**WORK TO COMPLETE**
Once the pictures are set aside, transcribe the remaining data exactly.

**AVAILABLE DATA**
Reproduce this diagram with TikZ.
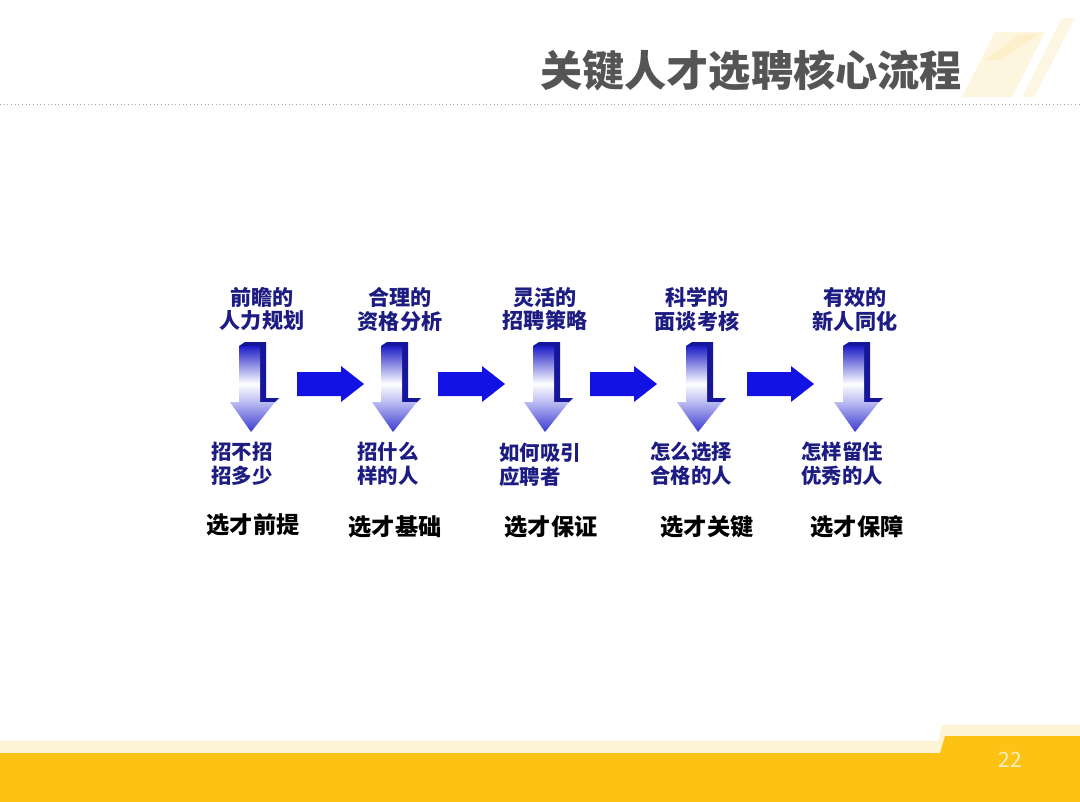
\documentclass[tikz,border=0pt]{standalone}
\usepackage{fontspec}
\setmainfont{Noto Sans CJK SC}
\newfontfamily\cjk{Noto Sans CJK SC}
\usetikzlibrary{calc}
\definecolor{titlegray}{HTML}{555555}
\definecolor{navytxt}{HTML}{1C1C82}
\definecolor{arrblue}{HTML}{1212E4}
\definecolor{darkside}{HTML}{16169A}
\definecolor{topc}{HTML}{1E1EC8}
\definecolor{tipc}{HTML}{3A3AD0}
\definecolor{headc}{HTML}{B8B8F2}
\definecolor{footy}{HTML}{FCC214}
\definecolor{cream}{HTML}{FCEFC4}
\definecolor{decoy}{HTML}{FBE3A0}
\pgfdeclareverticalshading{darrowshade}{100bp}{color(0bp)=(tipc); color(25bp)=(tipc); color(42bp)=(headc); color(53bp)=(white); color(75bp)=(topc); color(100bp)=(topc)}
\tikzset{
  toplabel/.style={font=\cjk\bfseries\fontsize{15pt}{17pt}\selectfont, text=navytxt, align=center, inner sep=0pt},
  botlabel/.style={font=\cjk\bfseries\fontsize{14.5pt}{17pt}\selectfont, text=navytxt, align=left, inner sep=0pt, anchor=west},
  steplabel/.style={font=\cjk\bfseries\fontsize{16.5pt}{19pt}\selectfont, text=black, inner sep=0pt},
  rblock/.style={fill=arrblue, draw=none},
  dback/.style={fill=darkside, draw=none},
  dfront/.style={shading=darrowshade, draw=none},
}
\begin{document}
\begin{tikzpicture}[x=0.025cm, y=-0.025cm]
\useasboundingbox (0,0) rectangle (1080,802);
\fill[white] (0,0) rectangle (1080,802);
% top-right decoration
\fill[decoy, opacity=0.35] (962,97) -- (1012,97) -- (1045,32) -- (995,32) -- cycle;
\fill[decoy, opacity=0.3] (985,60) -- (1000,60) -- (1040,34) -- (1020,34) -- cycle;
\fill[decoy, opacity=0.3] (1022,97) -- (1034,97) -- (1075,18) -- (1062,18) -- cycle;
% title
\node[font=\cjk\bfseries\fontsize{30pt}{32pt}\selectfont, text=titlegray, inner sep=0pt] (title) at (751,71) {关键人才选聘核心流程};
% dotted rule
\draw[gray!70, dotted, line width=0.6pt] (0,104) -- (1080,104);
% footer
\fill[cream!70!white] (0,741) -- (938,741) -- (942,725) -- (1080,725) -- (1080,802) -- (0,802) -- cycle;
\fill[footy] (0,753) -- (940,753) -- (945,736) -- (1080,736) -- (1080,802) -- (0,802) -- cycle;
\node[font=\fontsize{15pt}{17pt}\selectfont, text=cream, inner sep=0pt] (pnum) at (1010,760) {22};

% down arrows
\foreach \c/\n in {253/d1, 395/d2, 547/d3, 700/d4, 857/d5}{
  \fill[dback] ({\c-8},342) -- ({\c+13},342) -- ({\c+13},398) -- ({\c+26},398) -- ({\c+22},402) -- ({\c-14},402) -- ({\c-14},346) -- cycle;
  \path[dfront] ({\c-14},346) -- ({\c+7},346) -- ({\c+7},402) -- ({\c+22},402) -- ({\c-2},432) -- ({\c-23},402) -- ({\c-14},402) -- cycle;
  \coordinate (\n) at (\c,388);
}
% right arrows
\foreach \x/\n in {297/r1, 438/r2, 590/r3, 747/r4}{
  \fill[rblock] (\x,372) -- ({\x+44},372) -- ({\x+44},366) -- ({\x+67},384) -- ({\x+44},402) -- ({\x+44},396) -- (\x,396) -- cycle;
  \coordinate (\n) at ({\x+33},384);
}

% top labels
\node[toplabel] (t1) at (262,309) {前瞻的\\人力规划};
\node[toplabel] (t2) at (400,309) {合理的\\资格分析};
\node[toplabel] (t3) at (545,309) {灵活的\\招聘策略};
\node[toplabel] (t4) at (697,309) {科学的\\面谈考核};
\node[toplabel] (t5) at (855,309) {有效的\\新人同化};

% bottom blue labels
\node[botlabel] (b1) at (211,464) {招不招\\招多少};
\node[botlabel] (b2) at (357,464) {招什么\\样的人};
\node[botlabel] (b3) at (499,465) {如何吸引\\应聘者};
\node[botlabel] (b4) at (650,464) {怎么选择\\合格的人};
\node[botlabel] (b5) at (801,464) {怎样留住\\优秀的人};

% step labels
\node[steplabel] (s1) at (253,525) {选才前提};
\node[steplabel] (s2) at (395,527) {选才基础};
\node[steplabel] (s3) at (551,527) {选才保证};
\node[steplabel] (s4) at (707,527) {选才关键};
\node[steplabel] (s5) at (857,527) {选才保障};
\end{tikzpicture}
\end{document}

**WRITTEN ANSWER**
Reproduce this diagram with TikZ.
\documentclass[tikz,border=0pt]{standalone}
\usepackage{fontspec}
\setmainfont{Noto Sans CJK SC}
\newfontfamily\cjk{Noto Sans CJK SC}
\usetikzlibrary{calc}
\definecolor{titlegray}{HTML}{555555}
\definecolor{navytxt}{HTML}{1C1C82}
\definecolor{arrblue}{HTML}{1212E4}
\definecolor{darkside}{HTML}{16169A}
\definecolor{topc}{HTML}{1E1EC8}
\definecolor{tipc}{HTML}{3A3AD0}
\definecolor{headc}{HTML}{B8B8F2}
\definecolor{footy}{HTML}{FCC214}
\definecolor{cream}{HTML}{FCEFC4}
\definecolor{decoy}{HTML}{FBE3A0}
\pgfdeclareverticalshading{darrowshade}{100bp}{color(0bp)=(tipc); color(25bp)=(tipc); color(42bp)=(headc); color(53bp)=(white); color(75bp)=(topc); color(100bp)=(topc)}
\tikzset{
  toplabel/.style={font=\cjk\bfseries\fontsize{15pt}{17pt}\selectfont, text=navytxt, align=center, inner sep=0pt},
  botlabel/.style={font=\cjk\bfseries\fontsize{14.5pt}{17pt}\selectfont, text=navytxt, align=left, inner sep=0pt, anchor=west},
  steplabel/.style={font=\cjk\bfseries\fontsize{16.5pt}{19pt}\selectfont, text=black, inner sep=0pt},
  rblock/.style={fill=arrblue, draw=none},
  dback/.style={fill=darkside, draw=none},
  dfront/.style={shading=darrowshade, draw=none},
}
\begin{document}
\begin{tikzpicture}[x=0.025cm, y=-0.025cm]
\useasboundingbox (0,0) rectangle (1080,802);
\fill[white] (0,0) rectangle (1080,802);
% top-right decoration
\fill[decoy, opacity=0.35] (962,97) -- (1012,97) -- (1045,32) -- (995,32) -- cycle;
\fill[decoy, opacity=0.3] (985,60) -- (1000,60) -- (1040,34) -- (1020,34) -- cycle;
\fill[decoy, opacity=0.3] (1022,97) -- (1034,97) -- (1075,18) -- (1062,18) -- cycle;
% title
\node[font=\cjk\bfseries\fontsize{30pt}{32pt}\selectfont, text=titlegray, inner sep=0pt] (title) at (751,71) {关键人才选聘核心流程};
% dotted rule
\draw[gray!70, dotted, line width=0.6pt] (0,104) -- (1080,104);
% footer
\fill[cream!70!white] (0,741) -- (938,741) -- (942,725) -- (1080,725) -- (1080,802) -- (0,802) -- cycle;
\fill[footy] (0,753) -- (940,753) -- (945,736) -- (1080,736) -- (1080,802) -- (0,802) -- cycle;
\node[font=\fontsize{15pt}{17pt}\selectfont, text=cream, inner sep=0pt] (pnum) at (1010,760) {22};

% down arrows
\foreach \c/\n in {253/d1, 395/d2, 547/d3, 700/d4, 857/d5}{
  \fill[dback] ({\c-8},342) -- ({\c+13},342) -- ({\c+13},398) -- ({\c+26},398) -- ({\c+22},402) -- ({\c-14},402) -- ({\c-14},346) -- cycle;
  \path[dfront] ({\c-14},346) -- ({\c+7},346) -- ({\c+7},402) -- ({\c+22},402) -- ({\c-2},432) -- ({\c-23},402) -- ({\c-14},402) -- cycle;
  \coordinate (\n) at (\c,388);
}
% right arrows
\foreach \x/\n in {297/r1, 438/r2, 590/r3, 747/r4}{
  \fill[rblock] (\x,372) -- ({\x+44},372) -- ({\x+44},366) -- ({\x+67},384) -- ({\x+44},402) -- ({\x+44},396) -- (\x,396) -- cycle;
  \coordinate (\n) at ({\x+33},384);
}

% top labels
\node[toplabel] (t1) at (262,309) {前瞻的\\人力规划};
\node[toplabel] (t2) at (400,309) {合理的\\资格分析};
\node[toplabel] (t3) at (545,309) {灵活的\\招聘策略};
\node[toplabel] (t4) at (697,309) {科学的\\面谈考核};
\node[toplabel] (t5) at (855,309) {有效的\\新人同化};

% bottom blue labels
\node[botlabel] (b1) at (211,464) {招不招\\招多少};
\node[botlabel] (b2) at (357,464) {招什么\\样的人};
\node[botlabel] (b3) at (499,465) {如何吸引\\应聘者};
\node[botlabel] (b4) at (650,464) {怎么选择\\合格的人};
\node[botlabel] (b5) at (801,464) {怎样留住\\优秀的人};

% step labels
\node[steplabel] (s1) at (253,525) {选才前提};
\node[steplabel] (s2) at (395,527) {选才基础};
\node[steplabel] (s3) at (551,527) {选才保证};
\node[steplabel] (s4) at (707,527) {选才关键};
\node[steplabel] (s5) at (857,527) {选才保障};
\end{tikzpicture}
\end{document}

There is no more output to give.